SINGAPORE: Forecasts for trade growth in 2020 have been adjusted for the third time, this time with Singapore’s non-oil domestic exports (NODX) tipped to grow 3 to 5 per cent year on year while total trade is likely to fall less sharply, by -10 to -8 per cent.
The previous trade growth forecasts were -4 to -1 per cent for NODX and -12 to -9 per cent for total trade, report agencies.Trade promotion agency Enterprise Singapore (ESG) said second-quarter NODX growth was better than expected, thanks to “favourable sector-specific exports and output trends”. Besides non-monetary gold and pharmaceuticals, electronic domestic exports also grew in the second quarter, after declines in previous quarters.

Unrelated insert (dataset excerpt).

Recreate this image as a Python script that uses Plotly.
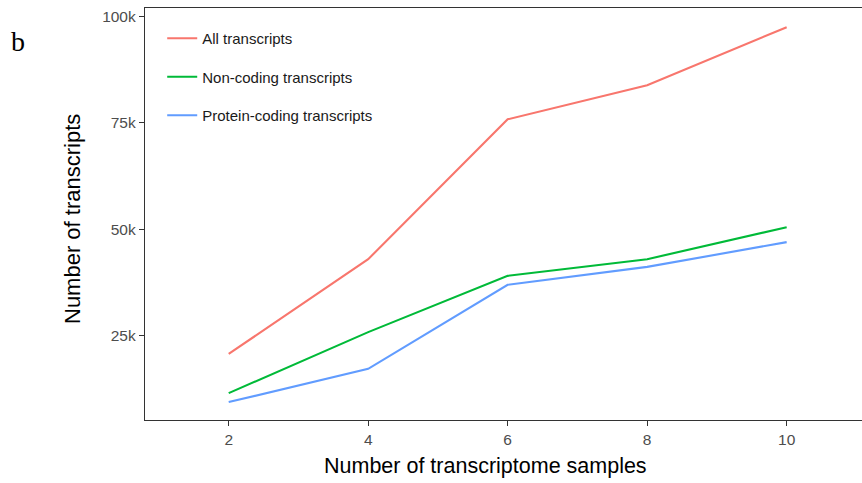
import plotly.graph_objects as go

samples = [2, 4, 6, 8, 10]
all_tx = [20800, 43000, 75800, 83800, 97400]
noncoding_tx = [11600, 25900, 39100, 43000, 50500]
protein_tx = [9500, 17300, 37000, 41200, 47000]

series_names = ["All transcripts", "Non-coding transcripts", "Protein-coding transcripts"]
series_colors = ["#F8766D", "#00BA38", "#619CFF"]

y_tickvals = [25000, 50000, 75000, 100000]
y_ticktext = ["25k", "50k", "75k", "100k"]
x_tickvals = [2, 4, 6, 8, 10]

fig = go.Figure()
for i, (name, vals, col) in enumerate(zip(series_names, [all_tx, noncoding_tx, protein_tx], series_colors)):
    fig.add_trace(go.Scatter(x=samples, y=vals, mode="lines", name=name,
                             legendgroup=f"g{i}",
                             line=dict(color=col, width=2.1)))

tickfont = "Liberation Sans, Arial, sans-serif"
L, T, B = 145, 8, 63
PW, PH = 862 - L, 483 - T - B

fig.update_layout(
    width=862, height=483,
    paper_bgcolor="white", plot_bgcolor="white",
    margin=dict(l=L, r=0, t=T, b=B, autoexpand=False),
    showlegend=True,
    legend=dict(x=0.024, y=1 - 14 / PH, xanchor="left", yanchor="top",
                bgcolor="rgba(0,0,0,0)", font=dict(family=tickfont, size=15, color="#1a1a1a"),
                traceorder="grouped", tracegroupgap=16, itemwidth=30),
    xaxis=dict(range=[0.8, 11.08], tickvals=x_tickvals, showgrid=False, zeroline=False,
               showline=True, linecolor="#333333", linewidth=1.3, mirror=True,
               ticks="outside", ticklen=5, tickcolor="#333333", tickwidth=1.2,
               tickfont=dict(family=tickfont, size=15.5, color="#4d4d4d")),
    yaxis=dict(range=[5300, 101900], tickvals=y_tickvals, ticktext=y_ticktext, showgrid=False,
               zeroline=False, showline=True, linecolor="#333333", linewidth=1.3, mirror=False,
               ticks="outside", ticklen=5, tickcolor="#333333", tickwidth=1.2,
               tickfont=dict(family=tickfont, size=15.5, color="#4d4d4d")),
    annotations=[
        dict(text="b", xref="paper", yref="paper", x=(18 - L) / PW, y=1 - (42 - T) / PH,
             xanchor="center", yanchor="middle", showarrow=False,
             font=dict(family="Liberation Serif, Times New Roman, serif", size=28, color="black")),
        dict(text="Number of transcriptome samples", xref="paper", yref="paper",
             x=(485 - L) / PW, y=1 - (466 - T) / PH, xanchor="center", yanchor="middle",
             showarrow=False,
             font=dict(family="Liberation Sans, Arial, sans-serif", size=21.5, color="black")),
        dict(text="Number of transcripts", xref="paper", yref="paper",
             x=(72 - L) / PW, y=1 - (219 - T) / PH, xanchor="center", yanchor="middle",
             showarrow=False, textangle=-90,
             font=dict(family="Liberation Sans, Arial, sans-serif", size=22, color="black")),
    ],
)

fig.write_html("out.html", config={"displayModeBar": False},
               post_script="document.body.style.margin='0';document.body.style.overflow='hidden';")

The upgraded forecasts came with the report that NODX extended its growth at 6.5 per cent in the April-June quarter, slightly better than the 5.4 per cent growth in the first quarter. Total trade on the contrary fell 15.2 per cent in the second quarter following a 0.5 per cent gain in the previous quarter.
ESG said since the last revision in its trade growth forecasts, the International Monetary Fund has estimated the global economy to fall 4.9 per cent in 2020. While Singapore’s key trade partners were likely to see output decline, China is expected to grow 1 per cent, down from the previous 1.2 per cent estimate.
But ESG said the global economic outlook remains uncertain, but the World Trade Organization has affirmed that world total trade volumes are now unlikely to reach the worst-case scenario of the 32 per cent plunge projected in April.